In our increasingly interconnected world, the economic decisions made by one national government have a direct impact on all others. National policies have international implications.
To tackle this, Member States decided upon a Fiscal Compact, establishing stronger economic policy co-ordination between Eurozone governments. It will grant the European Commission greater powers to review national draft budgets so that debt and deficit levels remain sensible, sustainable and responsible. By the way, a far reaching intervention into national prerogatives. But a necessary one in order to preserve common interests.
The European Commission will soon publish a “blueprint” for deepening Economic and Monetary Union – presenting the tools to move from words into reality. To that end our Member States will have to pool more sovereignty in order to ensure a stable and prosperous monetary union.
Our vision for the Economic Monetary Union has four pillars – fiscal union, financial union, economic union and political union. Progress on all four should be made simultaneously. The first three pillars will help to steer fiscal, financial and economic policies in a sustainable way. They will also help to create institutions commensurate with the degree of monetary integration in the euro area. And the political union is essential for engaging euro area citizens more deeply and for legitimising the other three pillars.
2. Economic - Single Market
So that is the institutional framework for the Europe of tomorrow.
But what Europe needs today is growth.
This brings me to my second point – realising the full potential of our Single Market.
The Single Market is the jewel in our crown – bringing together 500 million citizens and 23 million businesses to act as an engine for economic growth. Completing our Single Market remains a real challenge for the years to come.
Here are some examples:
We must connect Europe's rail networks.
The Swiss have always set the standard in this regard.
Over a hundred years ago, Alfred Escher backed the first ever tunnel through the Gotthard Massif. At the time, the tunnel was hailed as Europe's answer to the Suez Canal – an unrivalled example of engineering prowess. Escher's statue still welcomes travellers to Zurich's station in tribute.
Today, Swiss engineers are breaking new ground at the Gotthard Massif. Once open in 2016, the Gotthard Base Tunnel will span 57km, making it the longest tunnel in the world.
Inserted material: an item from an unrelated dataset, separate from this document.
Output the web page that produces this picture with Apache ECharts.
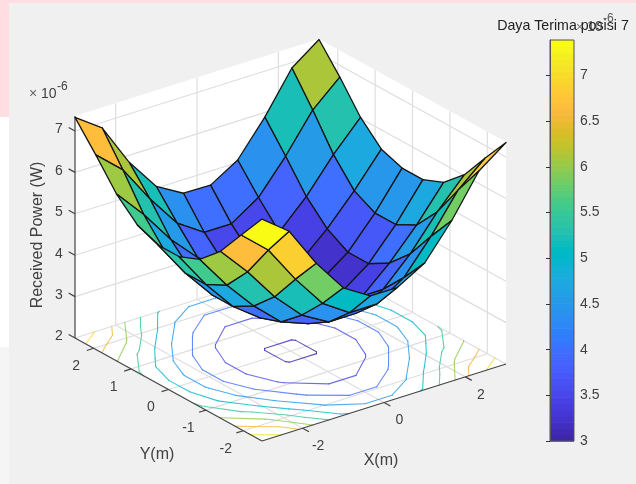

The European Union is also continuing Escher's legacy, through the Connecting Europe Facility, investing almost 32 billion euros to revolutionise Europe's cross-border transport infrastructure. This will not only create jobs all over Europe, but also boost cross-border travel and business.
Another example: remove legal obstacles to cross-border trade.
An efficient civil and commercial justice system is at the heart of any market economy. Indeed, justice equals confidence and confidence equals growth. In other words, we need justice for growth.
The proof? Almost four out of every ten businesses would be more inclined to trade abroad if court procedures for settling cross-border disputes were simplified.
For this reason, in 2010 I proposed abolishing the costly 'exequatur' procedure requiring today a lengthy process to get a judgement issued in one Member State recognised in another. In practice this will mean full faith and credit in the enforcement of judgments Europe-wide. I have also proposed an optional European Sales Law to significantly reduce the legal costs for businesses expanding into another Member State. The aim is simply: instead of 27 rules there will be one single European Sales Law for the whole European Market.
The proposed reform of data-protection rules follows the same pattern: one single rule for the whole market. Expected savings for companies: 2.3 billion euros per year.
Estimated GDP growth by 2020: 4%. Taking the necessary steps to create a modern digital single market is the key to the future development of our economy, preserving at the same time the right to personal data of the individual, a principle inscribed in the European Treaties and in the Charter of Fundamental Rights.
Under our plans, one single national data protection authority would be responsible for a company operating in several EU Member States. This "one-stop-shop" approach would save companies well over two billion euros every year and maximise their potential across the Single European Market.
3. Political – Political Union
Yet institutional and economic integration – necessary as they may be – are not sufficient.
As politicians we can only make the necessary possible with the support of our fellow citizens.
And this brings me to my third and final point. We must move towards a Political Union in Europe. Not as an afterthought an add-on or an optional extra. But as the core of our actions and the finality of our endeavour. A political union with a strong participation of citizens and a day-per-day control by the directly elected European Parliament. This will bring back the lost trust. As you certainly know, trust in politicians, as in bankers, is dramatically low. But neither we politicians nor you bankers can build the future without the trust and confidence of citizens or clients. Let's call it "reputation rehabilitation". Or like the German private banker, Friedrich von Metzler, said "You can lose money from time to time. But you never must lose your reputation." So, let's put values again at the core of our thinking and behaviour. For Europe, these are the basis of the "community of values" which are at the foundations of our European Union – freedom, democracy, peace and the rule of law, the respect of the individual and responsibility towards society.
These are values that have linked Europe and Switzerland for centuries. Values which embody who we are, what we want to be. With the award of the Nobel Peace Prize, the necessity of preserving those values has been especially underlined. We all know that.
Today's crisis is mainly a "crisis of confidence" – a political problem. And as President Barroso reminded us "there is no political problem for which we cannot find a political solution."
Of course, politicians will play a key role in this solution-finding. But the truth is we cannot do it alone.
Let us go back to Alfred Escher.
He may have been a politician, but would Credit Suisse, would your Association, would Switzerland be what they are today if he had not had bankers, academics, supervisors and countless other groups by his side? I doubt it.
Similarly, the vision that I have outlined today – institutional, economic, political – will remain mere words on a page unless Europeans – whatever their background – will help turn it into reality. And maybe (let's hope) one day even Switzerland will join this project.
Thank you for your attention.
Two examples of banking jargon. A "bear" is an individual expecting the value of a commodity, bond, share, currency or market to fall. A "bull" expects them to rise.
Two more examples of banking jargon. "CFA" – Chartered Financial Analyst, "CSD" – Central Securities Depository.